Maize, the agricultural cousin of sweetcorn has been said to be one of the most damaging crops to the environment. This is mainly due to the fact that crops are harvested in the autumn, with fields then left bare during the winter and thus become very subject to wind and water erosion and pollution due to the leaching of nutrients. I used to cut the spent corn plants near to the ground and remove them, shred them and then compost. But a couple of years ago I tried a new approach, which by returning organic matter directly to the area the corn has grown on, is really benefiting the soil structure.

Prepping for Next Season

I grow my sweetcorn in a rotation block with peas and courgettes /marrows, this means that the whole blocks cropping is complete by late autumn.

The following crops will be brassicas which won’t be planted until the following June. That results in the ground being bare for a number of months during winter and springtime.

When the peas have finished cropping the nitrogen rich pea haulm (stalks and leaves) are simply spread on the surface where they help to reduce weeds and will breakdown over the winter and be almost completely gone by the following spring. This approach encourages worm activity who draw down the organic matter into the soil.

So could the same approach work with corn stalks?
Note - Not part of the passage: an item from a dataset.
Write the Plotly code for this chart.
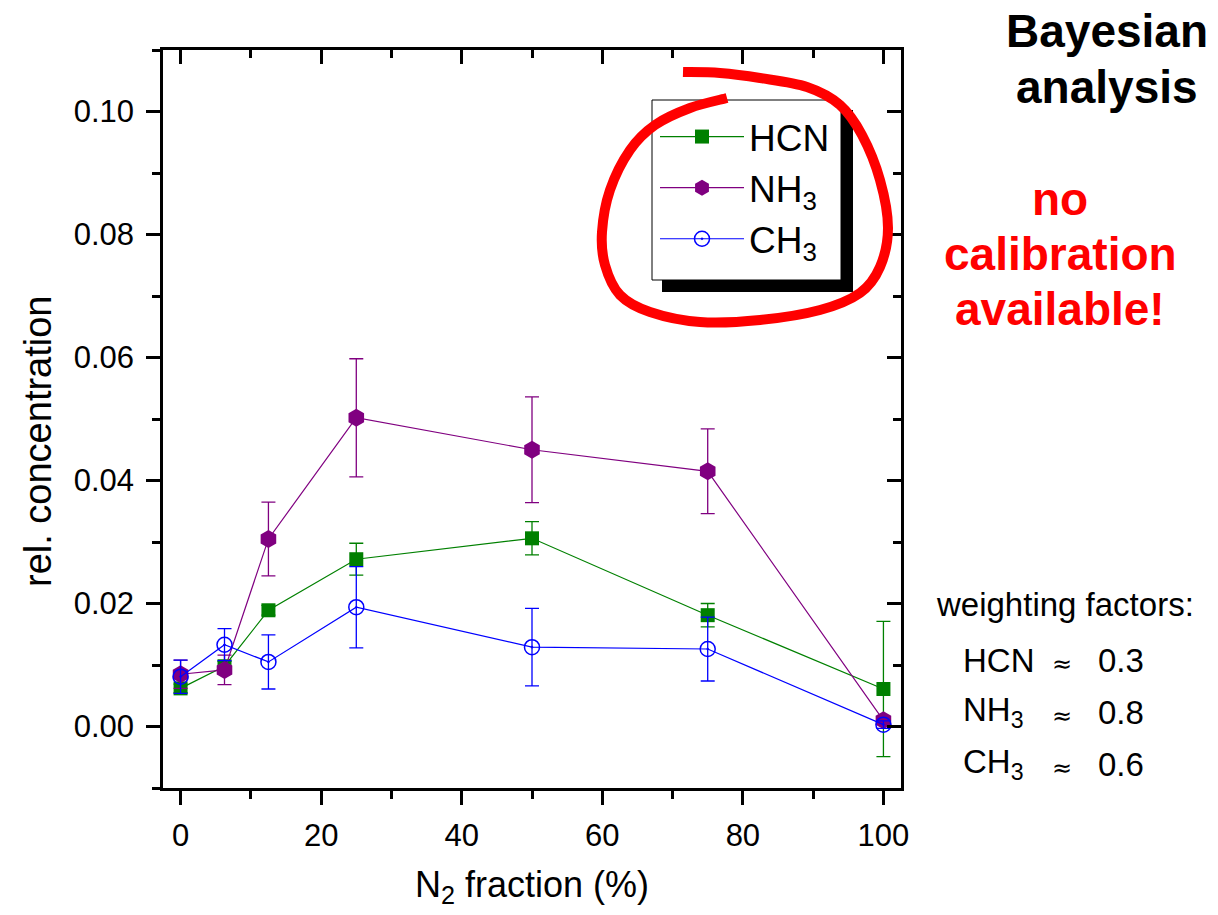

The answer is yes very much so, but being much tougher you need to shred them first.

Just before the corn is cut down I usually do a quick hand weed to remove any weeds, but this year due to the wet weather, grass weeds have proliferated with annual meadow and smooth stalked meadow grass looking very healthy but not yet seeding. 

Shredding the Stalks

Removing their fibrous roots usually means removing lots of soil with them so instead, and for speed, I spot treated the weeds at the base of the corn plants with glyphosate instead to ensure they are dead, as even a little piece of grass left will carry on growing and seeding throughout the winter.

The next job is one of my favourites – shredding the corn stalks! An ordinary electric shredder is perfect for the job and makes short work of reducing the large stalks to buckets of valuable mulch composed of a mix of corn pith from the stalks and leaf material, I then simply spread onto the area where the corn has grown to a depth of around 50mm.

Over the wintertime, this mulch will completely eliminate any further germination and growth of annual weeds and will breakdown naturally and be fully incorporated into the soil by worm activity by next April. Combined with the decomposition of the fibrous corn roots you will find that contrary to damaging the soil, growing sweetcorn and immediately mulching with the shredded stalks will give you the most fantastic, easily worked soil in your garden that is perfect for next year’s crops.